While the students watched Raoul Peck’s film, one could hear a pin drop. When the film ended the space required some silence. It is a film that rocks you, even seeing it over and over again. It is that good, that simple, that honest and powerful. One of my favorite moments when the film ended, before renewed bravery took the shape of Q&A, was hearing the students think and feel in silence. The next thing that came to mind, which was echoed repeatedly by several students, was that here we were with the “freedom” to share in this collective. We had the freedom, with all of our differences, to view it together and the freedom to share our many views openly together.

The post-visit offered a different energy now that we were more comfortable with one another and the initial ice had been broken. That comfort level gave way to easier and more open conversation. And while one school may have found it more challenging to engage in conversation about these issues they found the means through their bodies with exercises I’d offered, while other schools could have gone on talking and talking and talking. We continued to try to meet them where they were. It is an approach that Dionne Custer Edwards uses repeatedly and is so vital to this kind of potentially deep work. We are all coming from different places, different experiences, different traumas, different forms of “protection” from different families, different shows of affection and love, and often living within a variety of different bubbles. But during the post-visit it felt as though we shared more freedom—there’s that word again—among us to explore which allowed for a different kind of exercise using the words we’d been collecting like: safe, connect, complex, privilege, different, manhood, non-violent, denial, ally, change, pain, empathy, resist, struggle, empowering, love, human, justice, see me!, and freedom. One exercise choice allowed them to collectively come up with a narrative using these words with movement, while another was to come up with their own words of protest with movements to finish in a committed tableaux.

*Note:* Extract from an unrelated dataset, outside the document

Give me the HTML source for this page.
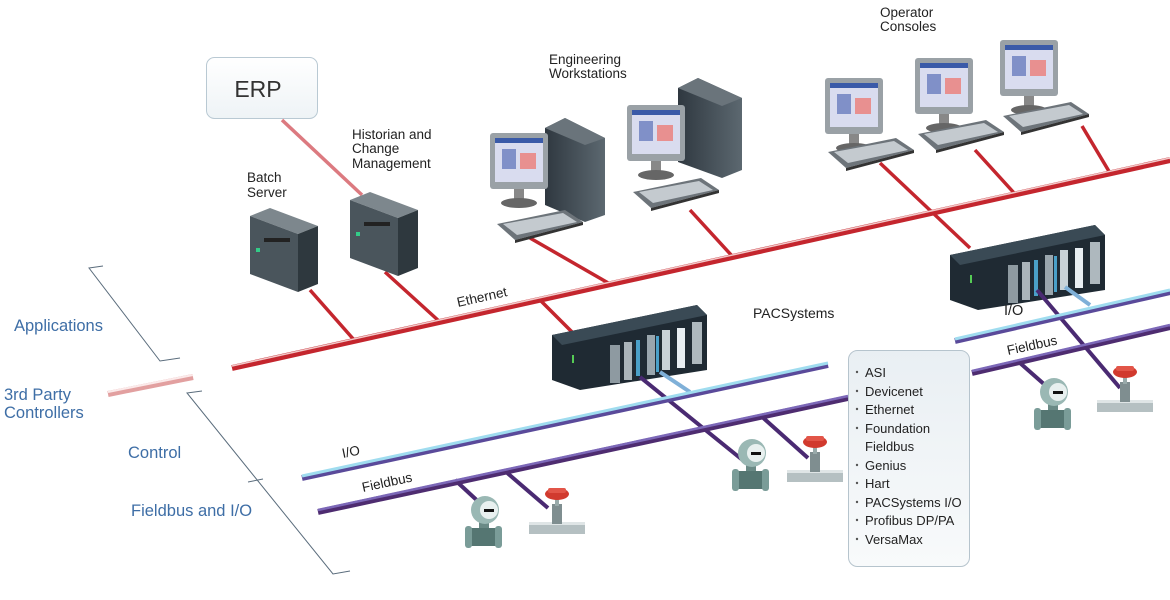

They ALL showed up on their own terms, in their own way, and with their own unique form of creative and intellectual expression. There were moments that were powerful, tender, poignant, and beautiful. The beauty was in watching their possibility to exercise their freedom in any way they chose. It is a thing that men and women have and continue to fight for with their lives. It is a thing that I realize in this time of a kind of reckoning, division, and dismantling that I too have taken for granted, and one that I hope will not get lost in the madness of this particular moment in time. These students inspired me, challenged me, and renewed my feelings about so much in a positive way.  I came away from this experience feeling many things, but one of the most important was that these students are the future, possessing a compassion, passion, interest, and belief that we can and must be better!